Being in control of your own timescales is a big plus for the indie author. Having spent lots of hours, writing, editing and sweating over your book – do you want to wait another year or two to have it on sale? It can be published in weeks not months or years.
For some writers being “published” is validation of your work, it gives a sense of worth. I know the authors we support want to feel validated too, but that sense of worth and respect in the written word must start with you – the writer. If you believe in your work, if you like your story and are proud of it then stand tall, be brave and let the world meet your “baby”.
Karen wrote, “If you’re a musician, an artist, or you work in comics, independent production’s been part of your professional landscape for much longer. Nobody thinks third-party validation is necessary; everybody knows it’s about creator control. I realise some writers want the validation of a publisher. Please take it from someone who’s had it that the only approval that counts is the reader’s.”
Does being under the roof of a publishing house guarantee a successful book? No is the short answer. The publisher hopes it will as your book is their route to profits but there are no guarantees. With marketing budgets cut to a minimum your book has a very short time (6 weeks or less) to sell or it is dropped in favour of another.
With self-publishing you are responsible for all your own marketing. It can be daunting but it’s a marathon and not a sprint. You are not going to ditch your book in 6 weeks. There are loads of free ways to market your book and we are exploring how to make marketing easier for our growing community of Indie Authors.
“Publishing is packaging and distribution,” says Karen Traviss, “readers rarely care or even know who your publisher is, though. Why should they?” Whilst I agree, I also know that packaging and distribution are essential to make your book attractive and create routes for people to buy it. Karen already had a lot of knowledge of the industry and no shortage of skills to find her own path. First time self-publishing authors can struggle to get to grips with the cover, book layout and formatting and if you get that wrong then even the best story can be overlooked. Then there’s a lot to learn about how the distribution process works.

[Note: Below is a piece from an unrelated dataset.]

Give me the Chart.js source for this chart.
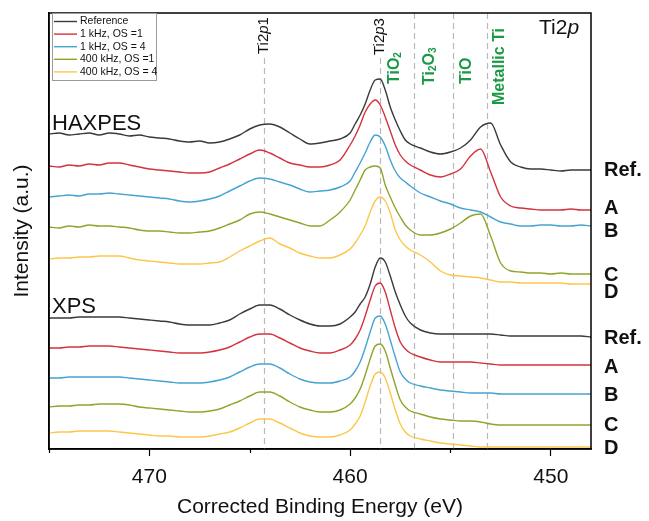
<!DOCTYPE html>
<html>
<head>
<meta charset="utf-8">
<script src="https://cdn.jsdelivr.net/npm/chart.js@4.4.0/dist/chart.umd.min.js"></script>
<style>
  html, body { margin: 0; padding: 0; background: #fff; }
</style>
</head>
<body>
<canvas id="ti2pChart" width="649" height="521"></canvas>
<script>
// Ti 2p spectra, stacked (values already include the vertical offsets)
var energies = [475,474.5,474,473.5,473,472.5,472,471.5,471,470.5,470,469.5,469,468.5,468,467.5,467,466.5,466,465.5,465,464.5,464,463.5,463,462.5,462,461.5,461,460.5,460,
  459.75,459.5,459.25,459,458.75,458.5,458.25,458,457.75,457.5,457.25,
  457,456.5,456,455.5,455,454.5,454,453.5,453,452.5,452,451.5,451,450.5,450,449.5,449,448.5,448];

var haxpesRef = [315,316,314,315,316,314,316,315,313,314,312,311,310,308,307,308,306,307,310,314,320,324,325,322,316,310,305,306,308,310,316,
  325,334,345,359,369,370,359,342,329,318,309,
  305,301,297,295,297,301,309,322,326,304,287,282,280,280,279,278,279,279,279];
var haxpesA = [283,282,284,283,285,284,286,286,284,282,280,279,278,277,276,276,277,281,285,290,295,299,296,291,286,284,282,282,284,289,304,
  313,324,337,345,349,344,332,318,304,294,288,
  284,279,274,272,275,280,293,300,277,252,243,241,240,239,239,239,240,239,239];
var haxpesB = [252,253,254,253,255,255,256,255,254,253,252,251,250,248,247,248,250,253,258,263,268,271,270,267,264,260,257,258,259,262,268,
  277,286,296,307,314,312,303,289,278,271,267,
  263,256,252,248,245,241,239,237,232,227,225,223,223,224,224,223,223,224,223];
var haxpesC = [222,221,223,222,224,223,223,222,221,219,218,218,217,216,216,217,218,221,225,229,235,237,235,232,229,226,223,223,229,237,249,
  259,269,279,282,283,281,264,252,241,232,224,
  219,214,214,216,220,226,233,235,213,186,178,177,176,176,175,176,175,175,175];
var haxpesD = [190,191,191,192,192,193,193,193,191,189,188,187,186,185,185,185,186,187,192,198,203,208,211,205,201,196,193,191,191,194,200,
  206,214,223,237,248,252,248,236,219,209,203,
  199,194,187,178,174,173,172,171,169,167,167,166,166,166,166,166,165,165,165];

var xpsRef = [131,131,131,132,132,132,132,132,131,130,129,128,127,125,124,124,124,126,129,135,140,144,144,140,134,129,125,123,123,125,132,
  137,145,152,165,182,191,187,173,157,144,133,
  126,119,116,115,115,115,115,115,115,114,113,113,113,113,113,113,113,113,112];
var xpsA = [101,101,102,102,103,103,103,102,101,100,99,98,97,96,96,96,97,99,102,107,112,115,115,111,106,101,98,96,96,99,104,
  110,119,133,149,163,166,157,139,121,107,100,
  96,92,89,87,87,87,87,86,85,84,84,84,84,84,84,84,84,84,84];
var xpsB = [71,71,72,72,72,72,72,72,71,70,69,68,67,66,66,66,67,69,72,77,82,85,85,81,75,70,67,66,66,68,72,
  78,87,101,117,131,133,125,109,92,77,70,
  66,63,61,59,58,57,56,56,56,55,55,55,55,55,55,55,55,55,55];
var xpsC = [42,43,43,44,44,45,45,45,44,42,41,40,39,38,37,37,38,40,44,48,53,57,57,53,47,42,39,37,37,39,45,
  51,60,74,90,103,105,98,81,64,49,42,
  38,35,32,30,29,28,28,27,25,24,24,24,24,24,24,24,24,24,24];
var xpsD = [16,17,17,18,18,18,18,17,16,15,14,13,13,12,12,12,13,15,17,21,26,30,30,26,21,16,13,12,12,14,19,
  25,33,47,63,75,77,71,56,39,25,17,
  13,10,8,6,5,4,3,2,2,2,2,2,2,2,2,2,2,2,2];

var legendLabels = ['Reference', '1 kHz, OS =1', '1 kHz, OS = 4', '400 kHz, OS =1', '400 kHz, OS = 4'];
var sampleLabels = ['Ref.', 'A', 'B', 'C', 'D'];
var xTickValues = [470, 460, 450];
var peakLines = [464.3, 458.5, 456.8, 454.85, 453.2];

var colors = ['#3a3a3a', '#d3323f', '#45a3d2', '#8ea52c', '#fdc649'];
var FONT = 'Arial, "Liberation Sans", sans-serif';

function pts(vals) {
  var out = [];
  for (var i = 0; i < energies.length; i++) out.push({x: energies[i], y: vals[i]});
  return out;
}

var haxpes = [haxpesRef, haxpesA, haxpesB, haxpesC, haxpesD];
var xps = [xpsRef, xpsA, xpsB, xpsC, xpsD];
var datasets = [];
for (var k = 0; k < 5; k++) {
  datasets.push({label: legendLabels[k] + ' HAXPES', data: pts(haxpes[k]), borderColor: colors[k], borderWidth: 1.4,
    pointRadius: 0, cubicInterpolationMode: 'monotone', fill: false});
}
for (var k = 0; k < 5; k++) {
  datasets.push({label: legendLabels[k] + ' XPS', data: pts(xps[k]), borderColor: colors[k], borderWidth: 1.4,
    pointRadius: 0, cubicInterpolationMode: 'monotone', fill: false});
}

// draw a run of text pieces (for italics / subscripts)
function drawRuns(ctx, runs, x, y) {
  for (var i = 0; i < runs.length; i++) {
    ctx.font = runs[i].f;
    ctx.fillText(runs[i].t, x, y + (runs[i].dy || 0));
    x += ctx.measureText(runs[i].t).width;
  }
}

function drawRotated(ctx, runs, x, y) {
  ctx.save();
  ctx.translate(x, y);
  ctx.rotate(-Math.PI / 2);
  ctx.textBaseline = 'middle';
  ctx.textAlign = 'left';
  drawRuns(ctx, runs, 0, 0);
  ctx.restore();
}

var overlay = {
  id: 'overlay',
  beforeDatasetsDraw: function(chart) {
    var ctx = chart.ctx, xs = chart.scales.x, a = chart.chartArea;
    var starts = [45, 45, 0, 0, 0];
    ctx.save();
    ctx.strokeStyle = '#b9b9b9';
    ctx.lineWidth = 1.2;
    ctx.setLineDash([6, 4]);
    for (var i = 0; i < peakLines.length; i++) {
      var px = Math.round(xs.getPixelForValue(peakLines[i])) + 0.5;
      ctx.beginPath();
      ctx.moveTo(px, a.top + starts[i]);
      ctx.lineTo(px, a.bottom);
      ctx.stroke();
    }
    ctx.restore();
  },
  afterDraw: function(chart) {
    var ctx = chart.ctx, xs = chart.scales.x, ys = chart.scales.y, a = chart.chartArea;
    ctx.save();
    // frame
    ctx.strokeStyle = '#000';
    ctx.lineWidth = 1.5;
    ctx.strokeRect(a.left, a.top, a.right - a.left, a.bottom - a.top);

    // minor ticks (shorter than the labelled ones)
    ctx.lineWidth = 1.2;
    xs.ticks.forEach(function(t) {
      if (xTickValues.indexOf(t.value) >= 0) return;
      var px = Math.round(xs.getPixelForValue(t.value)) + 0.5;
      ctx.beginPath();
      ctx.moveTo(px, a.bottom);
      ctx.lineTo(px, a.bottom + 4);
      ctx.stroke();
    });

    // legend
    ctx.fillStyle = '#fff';
    ctx.fillRect(a.left + 3, a.top, 104, 67);
    ctx.strokeStyle = '#9a9a9a';
    ctx.lineWidth = 1;
    ctx.strokeRect(a.left + 3.5, a.top + 0.5, 104, 67);
    ctx.textBaseline = 'middle';
    ctx.font = '10.5px ' + FONT;
    for (var i = 0; i < legendLabels.length; i++) {
      var ly = a.top + 8.5 + i * 12.6;
      ctx.strokeStyle = colors[i];
      ctx.lineWidth = 1.4;
      ctx.beginPath();
      ctx.moveTo(a.left + 5, ly);
      ctx.lineTo(a.left + 28, ly);
      ctx.stroke();
      ctx.fillStyle = '#111';
      ctx.fillText(legendLabels[i], a.left + 31, ly);
    }

    // block labels
    ctx.fillStyle = '#111';
    ctx.font = '22px ' + FONT;
    ctx.textAlign = 'left';
    ctx.fillText('HAXPES', a.left + 3, ys.getPixelForValue(325));
    ctx.fillText('XPS', a.left + 3, ys.getPixelForValue(142));

    // Ti2p panel label
    ctx.textBaseline = 'alphabetic';
    drawRuns(ctx, [{t: 'Ti2', f: '21px ' + FONT}, {t: 'p', f: 'italic 21px ' + FONT}], a.right - 52, a.top + 21);

    // peak labels
    ctx.fillStyle = '#111';
    var lx = function(i) { return xs.getPixelForValue(peakLines[i]); };
    drawRotated(ctx, [{t: 'Ti2', f: '15px ' + FONT}, {t: 'p', f: 'italic 15px ' + FONT}, {t: '1', f: '15px ' + FONT}], lx(0), a.top + 41);
    drawRotated(ctx, [{t: 'Ti2', f: '15px ' + FONT}, {t: 'p', f: 'italic 15px ' + FONT}, {t: '3', f: '15px ' + FONT}], lx(1), a.top + 42);
    ctx.fillStyle = '#1a9a45';
    var gb = 'bold 16px ' + FONT, gs = 'bold 10px ' + FONT;
    drawRotated(ctx, [{t: 'TiO', f: gb}, {t: '2', f: gs, dy: 4}], lx(1) + 14, a.top + 71);
    drawRotated(ctx, [{t: 'Ti', f: gb}, {t: '2', f: gs, dy: 4}, {t: 'O', f: gb}, {t: '3', f: gs, dy: 4}], lx(2) + 15, a.top + 72);
    drawRotated(ctx, [{t: 'TiO', f: gb}], lx(3) + 13, a.top + 71);
    drawRotated(ctx, [{t: 'Metallic Ti', f: gb}], lx(4) + 13, a.top + 92);

    // sample labels on the right
    ctx.fillStyle = '#111';
    ctx.font = 'bold 20px ' + FONT;
    ctx.textBaseline = 'middle';
    var nudgeH = [0, -2, 5, 1, 8], nudgeX = [1, 2, 1, 0, 1];
    for (var j = 0; j < 5; j++) {
      var hv = haxpes[j][haxpes[j].length - 1], xv = xps[j][xps[j].length - 1];
      ctx.fillText(sampleLabels[j], a.right + 13, ys.getPixelForValue(hv) + nudgeH[j]);
      ctx.fillText(sampleLabels[j], a.right + 13, ys.getPixelForValue(xv) + nudgeX[j]);
    }
    ctx.restore();
  }
};

var ctx = document.getElementById('ti2pChart').getContext('2d');
var ti2pChart = new Chart(ctx, {
  type: 'line',
  data: {datasets: datasets},
  options: {
    responsive: false,
    animation: false,
    layout: {padding: {top: 13, right: 58, left: 0, bottom: 0}},
    plugins: {legend: {display: false}, tooltip: {enabled: false}},
    scales: {
      x: {
        type: 'linear', reverse: true, min: 448, max: 475,
        afterFit: function(s) { s.height = 72; },
        grid: {display: true, drawOnChartArea: false, tickLength: 7, tickWidth: 1.2,
          tickColor: function(c) { return c.tick && xTickValues.indexOf(c.tick.value) >= 0 ? '#000' : 'rgba(0,0,0,0)'; }},
        border: {display: true, color: '#000', width: 1.5},
        ticks: {
          stepSize: 5, includeBounds: false, padding: 9, color: '#111', maxRotation: 0, autoSkip: false,
          font: {family: FONT, size: 21},
          callback: function(v) { return xTickValues.indexOf(v) >= 0 ? String(v) : ''; }
        },
        title: {display: true, text: 'Corrected Binding Energy (eV)', color: '#111', font: {family: FONT, size: 21}, padding: {top: 0, bottom: 1}}
      },
      y: {
        min: 0, max: 436,
        afterFit: function(s) { s.width = 49; },
        grid: {display: false},
        border: {display: true, color: '#000', width: 1.5},
        ticks: {display: false},
        title: {display: true, text: 'Intensity (a.u.)', color: '#111', font: {family: FONT, size: 21}, padding: {top: 10, bottom: 0}}
      }
    }
  },
  plugins: [overlay]
});
</script>
</body>
</html>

We created our Bookcamp training programme to help indie authors fill that gap in knowledge and offer an alternative to being totally on your own or seeking a publisher. Learning to create professional packaging and decide the best way to distribute your book, keeps you in the driving seat.
So what about money? Gone are the days of a six figure advance from a publisher and being treated like a rock star (if they ever existed). If you have dreams of earning big money with your books the reality for most published writers is very different.
In fact, Karen quotes “ how naive I’d been to think Big Publishing would look after my interests because I made money for it. Unless you’re one of a small handful of mega best-selling writers, you’re not the one getting rich off your work.” Publishers have a lot of people to pay from your book proceeds before you and it seems that somewhere along the line the industry seemed to forget the producer of the work is the heart of the business.
The Author Earnings Report has been tracking sales and earnings for over a year now and in their July 2014 report concluded: “We can now say that self-published authors earn more in royalties than Big 5 authors, combined.”
Another interesting fact about signing up with the big publishers is how long they want your rights for. Karen Traviss’s experience is fairly typical – sign away all your rights for the lifetime of the copyright. As she said “ that’s 70 years after you’re dead – marriage may last as long as ye both shall live, but even death won’t release you when you wed yourself to a publisher. And if they screw up, you can’t normally take your business elsewhere without an expensive lawyer.”
Traditional or self-publishing it’s your choice but make it an informed one. And what of the authors I met up with? I am pleased to report that they have opted for self-publishing and I will be sharing their book info soon.